DATASET RECORDS:

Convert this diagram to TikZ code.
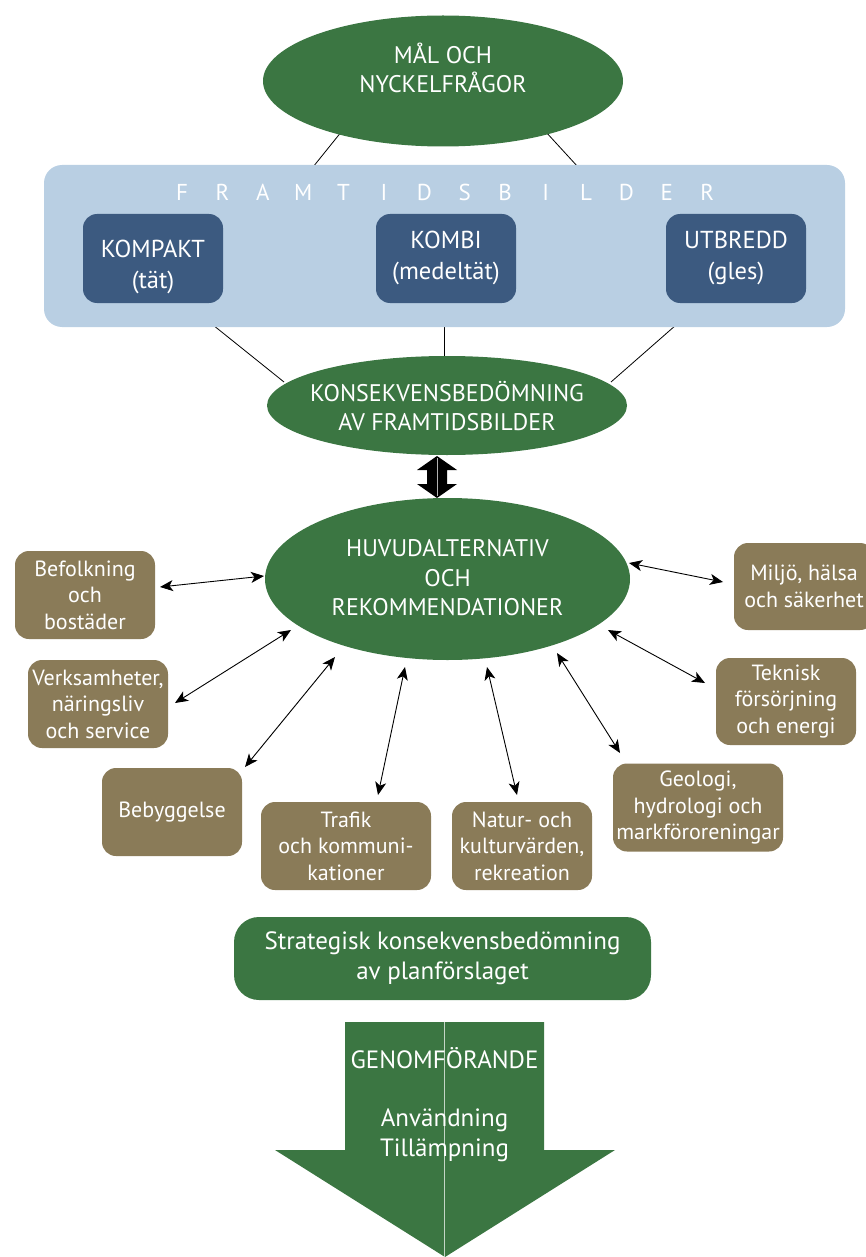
\documentclass[tikz,border=0pt]{standalone}
\usepackage{fontspec}
\setmainfont{PT Sans}
\usetikzlibrary{shapes.geometric,arrows.meta}
\definecolor{dgreen}{RGB}{59,118,66}
\definecolor{lblue}{RGB}{185,207,227}
\definecolor{dblue}{RGB}{60,90,128}
\definecolor{brownbox}{RGB}{138,123,88}
\tikzset{
  ell/.style={ellipse,fill=dgreen,inner sep=0pt},
  elltext/.style={text=white,align=center,inner sep=0pt,font=\fontsize{24}{29.5}\selectfont},
  bluebox/.style={rectangle,rounded corners=14pt,fill=dblue,minimum width=140pt,minimum height=89pt},
  bluetext/.style={text=white,align=center,inner sep=0pt,font=\fontsize{24.5}{30.5}\selectfont},
  brbox/.style={rectangle,rounded corners=14pt,fill=brownbox,text=white,minimum width=140pt,minimum height=88pt,align=center,inner sep=1pt,font=\fontsize{22}{26.5}\selectfont},
  conn/.style={draw=black,line width=0.8pt},
  dbl/.style={draw=black,line width=0.9pt,{Stealth[length=13pt,width=11pt,inset=3.5pt]}-{Stealth[length=13pt,width=11pt,inset=3.5pt]}},
  letter/.style={text=white,font=\fontsize{23}{26}\selectfont,inner sep=0pt},
}
\begin{document}
\begin{tikzpicture}[x=1pt,y=-1pt]
\useasboundingbox (0,0) rectangle (865,1257);
% connectors behind
\coordinate (m1) at (342,131); \coordinate (p1) at (313,167);
\coordinate (m2) at (545,131); \coordinate (p2) at (578,167);
\coordinate (q1) at (213,325); \coordinate (k1) at (284,382);
\coordinate (q2) at (444,325); \coordinate (k2) at (444,358);
\coordinate (q3) at (676,325); \coordinate (k3) at (611,382);
\draw[conn] (m1) -- (p1);
\draw[conn] (m2) -- (p2);
\draw[conn] (q1) -- (k1);
\draw[conn] (q2) -- (k2);
\draw[conn] (q3) -- (k3);
% top ellipse
\node[ell,minimum width=360pt,minimum height=131pt] (mal) at (443,81) {};
\node[elltext] (maltext) at (443,68) {MÅL OCH\\NYCKELFRÅGOR};
% panel
\node[rectangle,rounded corners=18pt,fill=lblue,minimum width=801pt,minimum height=162pt,inner sep=0pt] (panel) at (444.5,246) {};
\foreach \l [count=\i from 0] in {F,R,A,M,T,I,D,S,B,I,L,D,E,R}
  \node[letter] (fl\i) at (182+40.4*\i,192) {\l};
\node[bluebox] (kompakt) at (153,258.5) {};
\node[bluetext] (kompakttext) at (153,267) {KOMPAKT\\(tät)};
\node[bluebox] (kombi) at (446,258.5) {};
\node[bluetext] (kombitext) at (446,258) {KOMBI\\(medeltät)};
\node[bluebox] (utbredd) at (736,258.5) {};
\node[bluetext] (utbreddtext) at (736,258) {UTBREDD\\(gles)};
% ellipse 2
\node[ell,minimum width=360pt,minimum height=99pt] (kons) at (447,405.5) {};
\node[elltext] (konstext) at (447,406) {KONSEKVENSBEDÖMNING\\AV FRAMTIDSBILDER};
% double block arrow
\fill[black] (437,456) -- (457,470) -- (447,470) -- (447,484) -- (457,484) -- (437,498) -- (417,484) -- (427,484) -- (427,470) -- (417,470) -- cycle;
\draw[gray!60,line width=0.4pt] (437,458) -- (437,496);
% ellipse 3
\node[ell,minimum width=365pt,minimum height=162pt] (huv) at (447.5,579) {};
\node[elltext] (huvtext) at (447.5,578) {HUVUDALTERNATIV\\OCH\\REKOMMENDATIONER};
% brown boxes
\node[brbox] (bef) at (85,595) {Befolkning\\och\\bostäder};
\node[brbox] (ver) at (98,704) {Verksamheter,\\näringsliv\\och service};
\node[brbox] (beb) at (172,812) {Bebyggelse};
\node[brbox,minimum width=170pt] (tra) at (346,846) {Trafik\\och kommuni-\\kationer};
\node[brbox] (nat) at (522,846) {Natur- och\\kulturvärden,\\rekreation};
\node[brbox,minimum width=170pt] (geo) at (698,807.5) {Geologi,\\hydrologi och\\markföroreningar};
\node[brbox,minimum height=87pt] (tek) at (786,701.5) {Teknisk\\försörjning\\och energi};
\node[brbox,minimum width=140pt,minimum height=87pt] (mil) at (804,586.5) {Miljö, hälsa\\och säkerhet};
% arrows
\coordinate (a1) at (160,587); \coordinate (b1) at (264,576);
\coordinate (a2) at (175,703); \coordinate (b2) at (291,630);
\coordinate (a3) at (245,767); \coordinate (b3) at (335,657);
\coordinate (a4) at (378,795); \coordinate (b4) at (405,667);
\coordinate (a5) at (517,795); \coordinate (b5) at (487,667);
\coordinate (a6) at (620,753); \coordinate (b6) at (557,653);
\coordinate (a7) at (705,683); \coordinate (b7) at (608,630);
\coordinate (a8) at (723,582); \coordinate (b8) at (629,563);
\draw[dbl] (a1) -- (b1);
\draw[dbl] (a2) -- (b2);
\draw[dbl] (a3) -- (b3);
\draw[dbl] (a4) -- (b4);
\draw[dbl] (a5) -- (b5);
\draw[dbl] (a6) -- (b6);
\draw[dbl] (a7) -- (b7);
\draw[dbl] (a8) -- (b8);
% strategisk
\node[rectangle,rounded corners=25pt,fill=dgreen,text=white,minimum width=417pt,minimum height=83pt,align=center,font=\fontsize{25}{30}\selectfont] (strat) at (442.5,958.5) {Strategisk konsekvensbedömning\\av planförslaget};
% big arrow
\fill[dgreen] (345,1022) -- (544,1022) -- (544,1150) -- (615,1150) -- (445,1257) -- (275,1150) -- (345,1150) -- cycle;
\draw[white!70!dgreen,line width=0.5pt] (444.5,1022) -- (444.5,1257);
\node[text=white,font=\fontsize{25}{28}\selectfont,inner sep=0pt] (gen) at (444.5,1058) {GENOMFÖRANDE};
\node[text=white,font=\fontsize{25}{30}\selectfont,align=center,inner sep=0pt] (anv) at (444.5,1135) {Användning\\Tillämpning};
\end{tikzpicture}
\end{document}
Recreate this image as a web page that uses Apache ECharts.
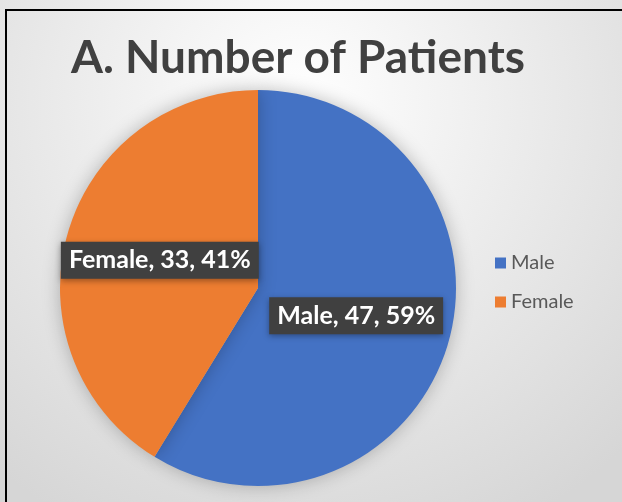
<!DOCTYPE html>
<html>
<head>
<meta charset="utf-8">
<script src="https://cdn.jsdelivr.net/npm/echarts@6/dist/echarts.min.js"></script>
<style>
  html, body { margin: 0; padding: 0; }
  #chart { width: 622px; height: 502px; }
</style>
</head>
<body>
<div id="chart"></div>
<script>
// chart data
const categories = ['Male', 'Female']
const patientCounts = [47, 33]
const sliceColors = ['#4472C4', '#ED7D31']

const chart = echarts.init(document.getElementById('chart'))

const option = {
  backgroundColor: {
    type: 'radial',
    x: 0.48, y: 0.2, r: 0.95,
    colorStops: [
      { offset: 0, color: '#ffffff' },
      { offset: 1, color: '#d6d6d6' }
    ]
  },
  title: {
    text: 'A. Number of Patients',
    left: 293,
    top: 30,
    textAlign: 'center',
    textStyle: {
      fontFamily: 'Lato',
      fontSize: 46,
      fontWeight: 'bold',
      color: '#404040'
    }
  },
  legend: {
    orient: 'vertical',
    left: 490,
    top: 248,
    itemWidth: 11,
    itemHeight: 11,
    itemGap: 19,
    icon: 'rect',
    data: categories,
    textStyle: {
      fontFamily: 'Lato',
      fontSize: 20,
      color: '#595959'
    }
  },
  graphic: [
    // black frame along top and left edges
    { type: 'rect', shape: { x: 5, y: 9, width: 617, height: 2 }, style: { fill: '#000' } },
    { type: 'rect', shape: { x: 5, y: 9, width: 2, height: 493 }, style: { fill: '#000' } }
  ],
  series: [
    {
      type: 'pie',
      center: [258, 288],
      radius: 198,
      startAngle: 90,
      clockwise: true,
      animation: false,
      data: categories.map((name, i) => ({
        name: name,
        value: patientCounts[i],
        itemStyle: { color: sliceColors[i] }
      })),
      itemStyle: {
        shadowBlur: 18,
        shadowColor: 'rgba(0, 0, 0, 0.25)'
      },
      label: {
        position: 'inside',
        formatter: params => `${params.name}, ${params.value}, ${Math.round(params.percent)}%`,
        fontFamily: 'Lato',
        fontSize: 25,
        fontWeight: 'bold',
        color: '#ffffff',
        backgroundColor: '#404040',
        padding: [7, 8, 5, 8],
        shadowBlur: 6,
        shadowOffsetY: 2,
        shadowColor: 'rgba(0, 0, 0, 0.35)'
      },
      labelLine: { show: false },
      emphasis: { disabled: true }
    }
  ]
}

chart.setOption(option)
</script>
</body>
</html>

TASK TO COMPLETE: Extract, without any images, the part of the material above that opens with the line containing "Recreate this image" and closes with the line containing "const sliceColors = ['#4472C4', '#ED7D31']", both lines included.

OUTPUT FOR THIS TASK:
Recreate this image as a web page that uses Apache ECharts.
<!DOCTYPE html>
<html>
<head>
<meta charset="utf-8">
<script src="https://cdn.jsdelivr.net/npm/echarts@6/dist/echarts.min.js"></script>
<style>
  html, body { margin: 0; padding: 0; }
  #chart { width: 622px; height: 502px; }
</style>
</head>
<body>
<div id="chart"></div>
<script>
// chart data
const categories = ['Male', 'Female']
const patientCounts = [47, 33]
const sliceColors = ['#4472C4', '#ED7D31']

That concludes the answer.